## Task to complete
Retype only what runs from the first line of the listing to the line holding "import pandas as pd", both included. Do not retype the pictures.

## Recorded data
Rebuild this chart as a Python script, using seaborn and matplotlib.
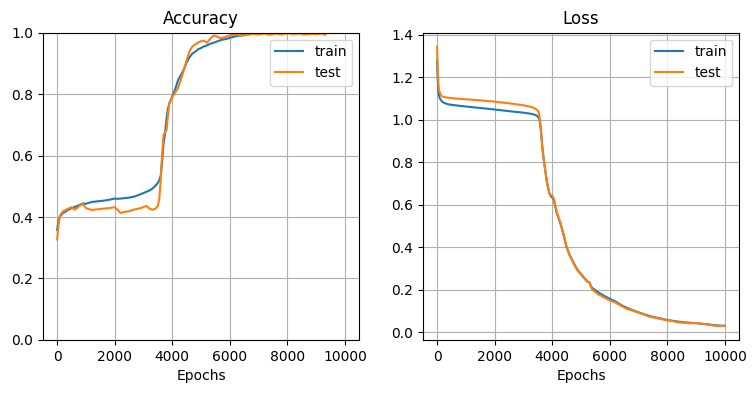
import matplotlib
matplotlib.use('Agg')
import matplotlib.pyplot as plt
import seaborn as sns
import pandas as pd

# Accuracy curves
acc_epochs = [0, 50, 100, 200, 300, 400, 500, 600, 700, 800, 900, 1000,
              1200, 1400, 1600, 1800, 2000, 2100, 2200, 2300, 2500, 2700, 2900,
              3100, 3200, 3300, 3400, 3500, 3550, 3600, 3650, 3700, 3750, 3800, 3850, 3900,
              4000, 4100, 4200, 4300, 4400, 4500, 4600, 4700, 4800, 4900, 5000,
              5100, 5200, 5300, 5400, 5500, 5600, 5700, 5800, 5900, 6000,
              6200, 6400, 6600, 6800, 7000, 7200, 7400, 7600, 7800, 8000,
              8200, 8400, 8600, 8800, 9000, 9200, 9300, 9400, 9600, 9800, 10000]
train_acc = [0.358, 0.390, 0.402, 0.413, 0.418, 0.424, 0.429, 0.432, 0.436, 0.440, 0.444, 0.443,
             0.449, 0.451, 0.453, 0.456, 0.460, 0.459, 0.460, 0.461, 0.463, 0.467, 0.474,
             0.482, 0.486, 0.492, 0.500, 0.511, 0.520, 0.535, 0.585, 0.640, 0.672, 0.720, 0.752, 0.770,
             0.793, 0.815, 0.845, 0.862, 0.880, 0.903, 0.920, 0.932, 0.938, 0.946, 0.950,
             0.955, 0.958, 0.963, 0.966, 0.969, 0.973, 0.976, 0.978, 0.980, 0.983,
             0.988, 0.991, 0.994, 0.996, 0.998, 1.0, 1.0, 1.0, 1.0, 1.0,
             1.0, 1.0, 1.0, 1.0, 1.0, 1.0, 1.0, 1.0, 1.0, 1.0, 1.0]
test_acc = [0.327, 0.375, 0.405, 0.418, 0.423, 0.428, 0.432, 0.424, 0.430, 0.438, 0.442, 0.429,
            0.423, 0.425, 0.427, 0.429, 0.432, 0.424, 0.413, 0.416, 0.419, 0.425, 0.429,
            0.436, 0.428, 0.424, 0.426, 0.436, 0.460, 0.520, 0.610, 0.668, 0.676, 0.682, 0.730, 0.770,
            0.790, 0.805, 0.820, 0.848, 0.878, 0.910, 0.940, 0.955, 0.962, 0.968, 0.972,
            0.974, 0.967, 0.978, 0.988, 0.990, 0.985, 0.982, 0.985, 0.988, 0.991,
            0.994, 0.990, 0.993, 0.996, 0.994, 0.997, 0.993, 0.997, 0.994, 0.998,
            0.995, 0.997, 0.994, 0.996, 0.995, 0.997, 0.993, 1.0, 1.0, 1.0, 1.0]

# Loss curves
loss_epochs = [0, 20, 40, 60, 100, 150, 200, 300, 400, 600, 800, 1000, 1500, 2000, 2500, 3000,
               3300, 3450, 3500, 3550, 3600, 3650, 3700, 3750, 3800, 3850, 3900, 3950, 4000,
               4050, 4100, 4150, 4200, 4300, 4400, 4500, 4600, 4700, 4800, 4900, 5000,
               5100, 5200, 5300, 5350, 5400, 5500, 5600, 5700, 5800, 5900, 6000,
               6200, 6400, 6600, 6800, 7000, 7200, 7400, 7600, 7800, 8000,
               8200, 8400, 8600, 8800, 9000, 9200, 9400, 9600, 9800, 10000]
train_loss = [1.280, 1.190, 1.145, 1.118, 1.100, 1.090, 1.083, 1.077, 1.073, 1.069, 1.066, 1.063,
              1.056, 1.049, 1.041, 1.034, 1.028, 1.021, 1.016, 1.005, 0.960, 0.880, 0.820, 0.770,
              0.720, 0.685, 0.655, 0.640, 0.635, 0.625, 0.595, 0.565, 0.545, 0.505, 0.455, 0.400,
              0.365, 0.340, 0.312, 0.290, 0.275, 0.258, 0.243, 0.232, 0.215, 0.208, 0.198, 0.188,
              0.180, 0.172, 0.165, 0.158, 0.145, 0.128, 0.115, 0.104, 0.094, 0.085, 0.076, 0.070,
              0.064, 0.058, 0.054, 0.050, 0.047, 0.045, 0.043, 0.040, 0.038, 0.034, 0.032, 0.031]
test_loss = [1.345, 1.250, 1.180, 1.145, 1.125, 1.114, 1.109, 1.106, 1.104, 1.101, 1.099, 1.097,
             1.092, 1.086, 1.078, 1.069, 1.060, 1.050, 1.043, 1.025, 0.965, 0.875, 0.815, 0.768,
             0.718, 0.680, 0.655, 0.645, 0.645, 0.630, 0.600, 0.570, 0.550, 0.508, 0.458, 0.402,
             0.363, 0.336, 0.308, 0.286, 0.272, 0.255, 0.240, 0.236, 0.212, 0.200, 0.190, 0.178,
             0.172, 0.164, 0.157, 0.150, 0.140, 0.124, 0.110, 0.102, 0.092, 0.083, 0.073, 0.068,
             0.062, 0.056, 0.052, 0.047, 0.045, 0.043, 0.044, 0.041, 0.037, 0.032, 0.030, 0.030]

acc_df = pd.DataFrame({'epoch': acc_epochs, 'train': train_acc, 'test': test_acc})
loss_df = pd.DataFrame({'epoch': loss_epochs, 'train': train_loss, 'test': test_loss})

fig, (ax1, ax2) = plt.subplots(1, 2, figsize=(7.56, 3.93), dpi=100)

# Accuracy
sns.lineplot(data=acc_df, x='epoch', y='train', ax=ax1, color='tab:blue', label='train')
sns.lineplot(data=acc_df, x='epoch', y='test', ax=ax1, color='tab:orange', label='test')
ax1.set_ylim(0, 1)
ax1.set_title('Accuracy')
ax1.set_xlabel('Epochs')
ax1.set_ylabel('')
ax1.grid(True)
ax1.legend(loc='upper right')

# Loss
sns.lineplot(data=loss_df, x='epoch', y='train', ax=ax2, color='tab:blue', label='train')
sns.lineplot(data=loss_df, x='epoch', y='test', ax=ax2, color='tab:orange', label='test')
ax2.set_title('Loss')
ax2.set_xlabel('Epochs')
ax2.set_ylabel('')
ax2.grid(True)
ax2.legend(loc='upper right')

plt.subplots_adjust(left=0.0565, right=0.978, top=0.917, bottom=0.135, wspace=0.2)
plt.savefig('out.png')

## Output
Rebuild this chart as a Python script, using seaborn and matplotlib.
import matplotlib
matplotlib.use('Agg')
import matplotlib.pyplot as plt
import seaborn as sns
import pandas as pd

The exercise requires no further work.